← All ADRs

ADR-006 — Build the agent layer with Anthropic Claude (via MCP) over Bedrock / OpenAI / local

Status: Accepted (POC). The MCP abstraction means the model-host choice is reversible. Date: 2026-05-28.

Context

The agent-first thesis requires a model + protocol choice. Four meaningful options:

  1. Anthropic Claude (direct SDK + MCP) — Claude Opus/Sonnet via the Anthropic SDK, with MCP as the tool surface protocol.
  2. OpenAI (GPT-5/4o via Responses API) — comparable model quality, comparable tool-use; MCP support newer.
  3. AWS Bedrock (multi-model) — Claude + Llama + Mistral + Titan behind one IAM surface. AWS-native.
  4. Local models (Llama 3.3 70B, Mistral Large 2, etc.) — runs on our infra, no per-token cost.

The decision is anchored on two questions: which model produces correct structured output and grounded reasoning on financial questions? and what's the switching cost if we change our mind?

Decision

Build with Anthropic Claude via the Anthropic SDK, and MCP as the tool protocol (see srdb_mcp/). Claude calls MCP tools to query srDB; the substrate never sees prompts directly.

Switching to a different model host requires changing the agent runtime, not the substrate. The MCP server is the abstraction; any agent host that speaks MCP is compatible.

Consequences

Positive:

  • Strong current quality on structured output reliability in financial domain in our hands-on use. Claude Opus + Sonnet 4.x have been consistent on typed-tool responses in our development; OpenAI Responses + GPT-5 are also strong and have closed the gap. This is an opinion based on the author's traces; a real production decision should re-benchmark on representative tasks.
  • MCP originated with Anthropic and has the longest-running first-party support.

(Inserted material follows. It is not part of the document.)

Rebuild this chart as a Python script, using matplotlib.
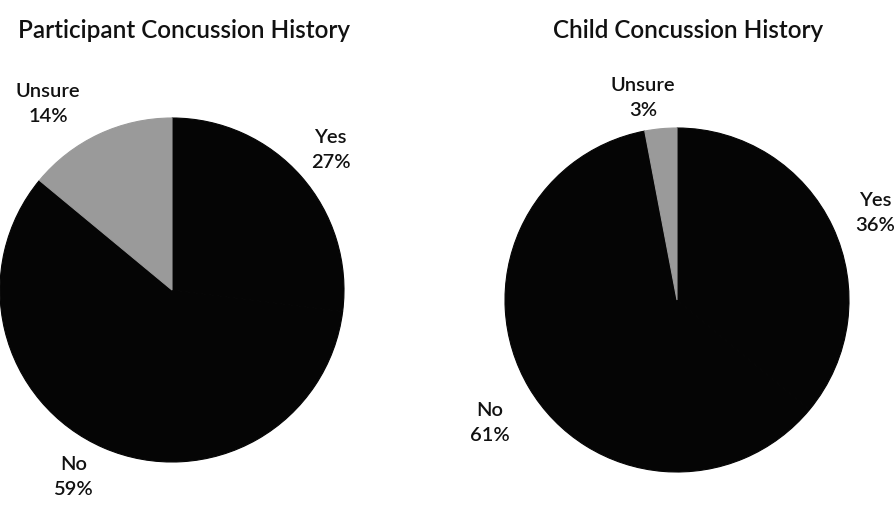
import matplotlib.pyplot as plt
import numpy as np

plt.rcParams['font.family'] = ['Lato', 'DejaVu Sans']

# --- data ---
categories = ['Yes', 'No', 'Unsure']
participant_pct = [27, 59, 14]
child_pct = [36, 61, 3]
titles = ['Participant Concussion History', 'Child Concussion History']

colors = ['#050505', '#050505', '#9a9a9a']

fig = plt.figure(figsize=(8.95, 5.14), dpi=100)
W, H = 895, 514

# pie axes boxes in pixel coords (left, top, size)
boxes = [(0, 118, 344), (505, 128, 344)]
# label placement: angle offset from slice middle (deg), distance from centre (radii)
label_off = [[0, -4.4, 8.4], [-1.5, 2.7, 4.1]]
label_dist = [[1.23, 1.23, 1.30], [1.26, 1.30, 1.19]]
title_x = [184, 688]

for i, vals in enumerate([participant_pct, child_pct]):
    x0, top, size = boxes[i]
    ax = fig.add_axes([x0 / W, (H - top - size) / H, size / W, size / H])
    wedges, _ = ax.pie(vals, colors=colors, startangle=90, counterclock=False,
                       radius=1.0, wedgeprops=dict(linewidth=0.8))
    ax.set_xlim(-1, 1)
    ax.set_ylim(-1, 1)
    ax.set_aspect('equal')
    ax.axis('off')
    for j, w in enumerate(wedges):
        w.set_edgecolor(colors[j])  # hide the seams between the black slices
        mid = np.deg2rad((w.theta1 + w.theta2) / 2 + label_off[i][j])
        d = label_dist[i][j]
        ax.text(d * np.cos(mid), d * np.sin(mid), f'{categories[j]}\n{vals[j]}%',
                ha='center', va='center', fontsize=14.5, linespacing=1.6,
                fontweight='semibold', color='#111111', clip_on=False)
    fig.text(title_x[i] / W, 1 - 30 / H, titles[i], ha='center', va='center',
             fontsize=17.5, fontweight='semibold', color='#111111')

fig.savefig('out.png', dpi=100)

OpenAI shipped MCP support in the Responses API in 2025; it works in production. The differences today are configuration ergonomics, not protocol gaps. Either provider is a defensible choice; we picked Anthropic for the POC because the author has more hands-on familiarity with their tool-use surface and MCP integration. A production decision should weigh team familiarity, procurement, and benchmarks on representative tasks.
  • Tool-use semantics are first-class in the Anthropic SDK. The tools parameter on messages.create matches MCP's tool surface 1:1.
  • The protocol is the moat, not the model. If Anthropic disappears tomorrow, the substrate doesn't care. The MCP server is unchanged. We swap the agent host.

Negative:

  • Pricing + rate-limit dependence on Anthropic. Multi-host fallback (e.g. Bedrock-hosted Claude + direct-API Claude) is on the Phase 2 list.
  • AWS-shop teams may prefer Bedrock for IAM + procurement reasons. The Anthropic direct SDK is a separate contract.
  • We're not testing the substrate's agent surface with GPT or Gemini regularly. The MCP abstraction guarantees it should work, but "guarantees" without test coverage are aspirational. Periodic cross-model agent testing is on the Phase 2 list.

Alternatives Considered

  • OpenAI direct (GPT-5). Comparable quality on the substrate's question class; Responses API has shipped MCP support. Reasonable alternative — the choice between Anthropic and OpenAI is primarily about team familiarity and benchmarks on representative tasks, not protocol availability. Pure model + ergonomics call, no architectural lock either way.
  • Bedrock (Claude-on-Bedrock or multi-model). AWS-native, single IAM, regional residency, audit story bundled with AWS. Adds proxy hops vs direct Anthropic API (the practical latency cost varies by region and workload and is worth measuring on your own traffic before deciding). Right if SRHG standardizes on AWS for procurement and the IAM/audit story matters more than direct-API ergonomics. The realistic shape is direct Anthropic API as default, Bedrock as alternate for IAM-bound workloads; the MCP abstraction makes that fan-out cheap.
  • Gemini. Tool-use is mature but MCP support is younger and Gemini's reasoning on long structured contexts (the kind of tool-response stream the substrate produces) is less consistent than Claude's. We'd consider it for cost-sensitive workloads where the question class is narrower.
  • Local models (Llama / Mistral). Per-token cost is zero; latency is single-digit-ms on a GPU we already own. But structured-output reliability and tool-use composability are not at the bar the substrate needs. Worth re-evaluating annually. The substrate's MCP surface is model-agnostic so the switching cost is hours, not weeks.